# DATA IN THIS EXERCISE

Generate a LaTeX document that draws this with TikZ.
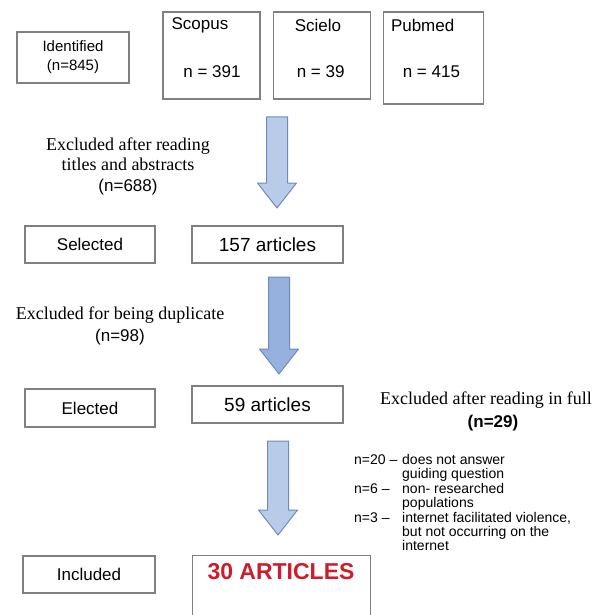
\documentclass[tikz,border=0pt]{standalone}
\usepackage{fontspec}
\setmainfont{Liberation Serif}
\setsansfont{Liberation Sans}
\usetikzlibrary{positioning,calc}

\definecolor{boxgray}{RGB}{128,128,128}
\definecolor{arrowfill}{RGB}{184,203,233}
\definecolor{arrowline}{RGB}{110,138,190}
\definecolor{arrowdark}{RGB}{150,177,222}
\definecolor{titlered}{RGB}{206,28,42}

\newcommand{\blockarrow}[3]{%
  \draw[#1] ($(#2)+(-10.5,0)$) -- ($(#2)+(10.5,0)$) -- ($(#3)+(10.5,-25)$)
    -- ($(#3)+(19.5,-25)$) -- (#3) -- ($(#3)+(-19.5,-25)$)
    -- ($(#3)+(-10.5,-25)$) -- cycle;}

\tikzset{
  box/.style={draw=boxgray,line width=1.2pt,rectangle,inner sep=0pt,
    font=\sffamily\fontsize{17}{20}\selectfont},
  srcbox/.style={box,minimum width=97,minimum height=87},
  stagebox/.style={box,minimum width=130,minimum height=37},
  countbox/.style={box,minimum width=151,minimum height=37,
    font=\sffamily\fontsize{19}{22}\selectfont},
  srclabel/.style={inner sep=0pt,font=\sffamily\fontsize{17}{20}\selectfont},
  note/.style={inner sep=0pt,align=center,font=\rmfamily\fontsize{18}{20.5}\selectfont},
  bluearrow/.style={fill=arrowfill,draw=arrowline,line width=1pt,line join=round},
  darkarrow/.style={fill=arrowdark,draw=arrowline,line width=1pt,line join=round}
}

\begin{document}
\begin{tikzpicture}[x=1pt,y=-1pt]
  \useasboundingbox (0,0) rectangle (609,615);

  \node[box,minimum width=112,minimum height=51,align=center,
    font=\sffamily\fontsize{15}{19}\selectfont] (ident) at (73,57.5) {Identified\\(n=845)};

  \node[srcbox] (scopus) at (211.5,55.5) {};
  \node[srcbox] (scielo) [right=12pt of scopus] {};
  \node[srcbox,minimum width=100,minimum height=92,anchor=north west] (pubmed)
    at ($(scielo.north east)+(12,0)$) {};
  \node[srclabel,anchor=west] (scopusname) at ($(scopus.north west)+(9,14)$) {Scopus};
  \node[srclabel,anchor=west] (scieloname) at ($(scielo.north west)+(22,14)$) {Scielo};
  \node[srclabel,anchor=west] (pubmedname) at ($(pubmed.north west)+(8,14)$) {Pubmed};
  \node[srclabel] (scopusn) at ($(scopus.north)+(0.5,60)$) {n = 391};
  \node[srclabel] (scielon) at ($(scielo.north)+(-1,60)$) {n = 39};
  \node[srclabel] (pubmedn) at ($(pubmed.north)+(-2,60)$) {n = 415};

  \node[note] (excl1) at (128,166) {Excluded after reading\\titles and abstracts\\
    {\sffamily\fontsize{17}{20.5}\selectfont(n=688)}};

  \node[stagebox] (selected) at (90,244.5) {Selected};
  \node[countbox] (art157) at (267.5,244.5) {157 articles};

  \node[note,font=\rmfamily\fontsize{18}{22}\selectfont] (excl2) at (120,326)
    {Excluded for being duplicate\\{\sffamily\fontsize{17}{22}\selectfont(n=98)}};

  \node[stagebox,minimum height=38] (elected) at (90,408) {Elected};
  \node[countbox] (art59) at (267.5,404.5) {59 articles};

  \node[note,font=\rmfamily\fontsize{18}{23}\selectfont] (excl3) at (486,411)
    {Excluded after reading in full\\{\sffamily\bfseries\fontsize{17}{23}\selectfont\hspace*{14pt}(n=29)}};

  \node[inner sep=0pt,anchor=north west,font=\sffamily\fontsize{14}{14.3}\selectfont] (reasons) at (354,454)
    {\begin{tabular}{@{}p{48pt}@{}l@{}}
      n=20 -- & does not answer\\
        & guiding  question\\
      n=6 -- & non- researched\\
        & populations\\
      n=3 -- & internet facilitated violence,\\
        & but not occurring on the\\
        & internet
    \end{tabular}};

  \node[stagebox,minimum width=132] (included) at (89,574.5) {Included};
  \node[minimum width=177,minimum height=59,inner sep=0pt] (art30) at (281.5,585.5) {};
  \draw[draw=boxgray,line width=1.2pt] (art30.south west) -- (art30.north west)
    -- (art30.north east) -- (art30.south east);
  \node[inner sep=0pt,text=titlered,font=\sffamily\bfseries\fontsize{23}{26}\selectfont]
    (art30txt) at (281,572) {30 ARTICLES};

  \coordinate (a1top) at (277,117);
  \coordinate (a1tip) at (277,208);
  \coordinate (a2top) at (279,277);
  \coordinate (a2tip) at (279,374);
  \coordinate (a3top) at (278,441);
  \coordinate (a3tip) at (278,535);
  \blockarrow{bluearrow}{a1top}{a1tip}
  \blockarrow{darkarrow}{a2top}{a2tip}
  \blockarrow{bluearrow}{a3top}{a3tip}
\end{tikzpicture}
\end{document}
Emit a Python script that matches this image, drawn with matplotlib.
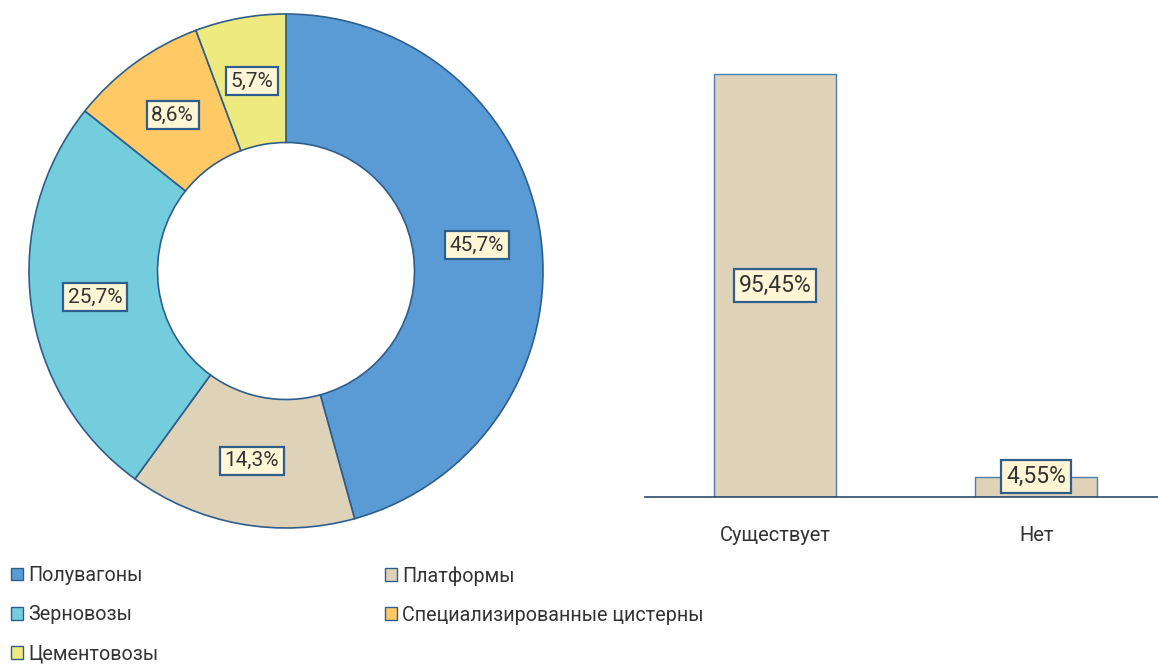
import matplotlib.pyplot as plt
from matplotlib.patches import Patch

plt.rcParams['font.family'] = ['Roboto', 'DejaVu Sans']

# Данные для кольцевой диаграммы
wagon_types = ['Полувагоны', 'Платформы', 'Зерновозы',
               'Специализированные цистерны', 'Цементовозы']
wagon_shares = [45.7, 14.3, 25.7, 8.6, 5.7]
wagon_colors = ['#5B9BD5', '#DED3B8', '#74CDDD', '#FFC966', '#EDEB7F']

# Данные для столбчатой диаграммы
answer_labels = ['Существует', 'Нет']
answer_values = [95.45, 4.55]

EDGE = '#2E5E8C'
TXT = '#333333'
BOX = dict(boxstyle='square,pad=0.22', facecolor='#FFF6D5', edgecolor=EDGE, linewidth=1.6)

W, H = 1158, 664
fig = plt.figure(figsize=(W / 100, H / 100), dpi=100)

# ---- кольцевая диаграмма ----
cx, cy, R = 286, 271, 257
ax1 = fig.add_axes([(cx - R) / W, (H - cy - R) / H, 2 * R / W, 2 * R / H])
wedges, texts, autotexts = ax1.pie(
    wagon_shares, colors=wagon_colors, startangle=90, counterclock=False,
    radius=1.0, autopct=lambda p: f'{p:.1f}%'.replace('.', ','), pctdistance=0.75,
    wedgeprops=dict(width=0.5, edgecolor=EDGE, linewidth=1.2),
    textprops=dict(fontsize=15, color=TXT))
for t in autotexts:
    t.set_bbox(BOX)
for w in wedges:
    w.set_clip_on(False)
ax1.set_xlim(-1, 1)
ax1.set_ylim(-1, 1)

# ---- столбчатая диаграмма ----
ax2 = fig.add_axes([645 / W, (H - 497) / H, (W - 645) / W, (497 - 54) / H])
x = range(len(answer_labels))
ax2.bar(x, answer_values, width=0.466, color='#DED3B8', edgecolor='#4A7FB0', linewidth=1)
for xi, v in zip(x, answer_values):
    ypos = v / 2 if v > 10 else v
    ax2.text(xi, ypos, f'{v:.2f}%'.replace('.', ','), ha='center', va='center',
             fontsize=16.5, color=TXT, bbox=BOX)
ax2.set_xlim(-0.497, 1.465)
ax2.set_ylim(0, 100)
for s in ['top', 'right', 'left']:
    ax2.spines[s].set_visible(False)
ax2.spines['bottom'].set_color('#2E4A66')
ax2.spines['bottom'].set_linewidth(1.2)
ax2.set_yticks([])
ax2.set_xticks(list(x))
ax2.set_xticklabels(answer_labels, fontsize=14.5, color=TXT)
ax2.tick_params(axis='x', length=0, pad=21)

# ---- легенда ----
def make_handles(names):
    return [Patch(facecolor=wagon_colors[wagon_types.index(n)], edgecolor=EDGE,
                  linewidth=1, label=n) for n in names]

leg_kw = dict(frameon=False, fontsize=14.2, handlelength=0.62, handleheight=0.62,
              handletextpad=0.25, labelspacing=1.02, borderaxespad=0, borderpad=0,
              labelcolor=TXT)
col1 = ['Полувагоны', 'Зерновозы', 'Цементовозы']
col2 = ['Платформы', 'Специализированные цистерны']
fig.legend(handles=make_handles(col1), loc='upper left',
           bbox_to_anchor=(11 / W, (H - 566) / H), **leg_kw)
fig.legend(handles=make_handles(col2), loc='upper left',
           bbox_to_anchor=(385 / W, (H - 566) / H), **leg_kw)

fig.savefig('out.png', dpi=100)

# OBJECTIVE
What lines above run from the one with "Emit a Python" to the one with "plt.rcParams['font.family'] = ['Roboto', 'DejaVu"? Give them again exactly, ends included, and leave the pictures out.

# FINAL ANSWER
Emit a Python script that matches this image, drawn with matplotlib.
import matplotlib.pyplot as plt
from matplotlib.patches import Patch

plt.rcParams['font.family'] = ['Roboto', 'DejaVu Sans']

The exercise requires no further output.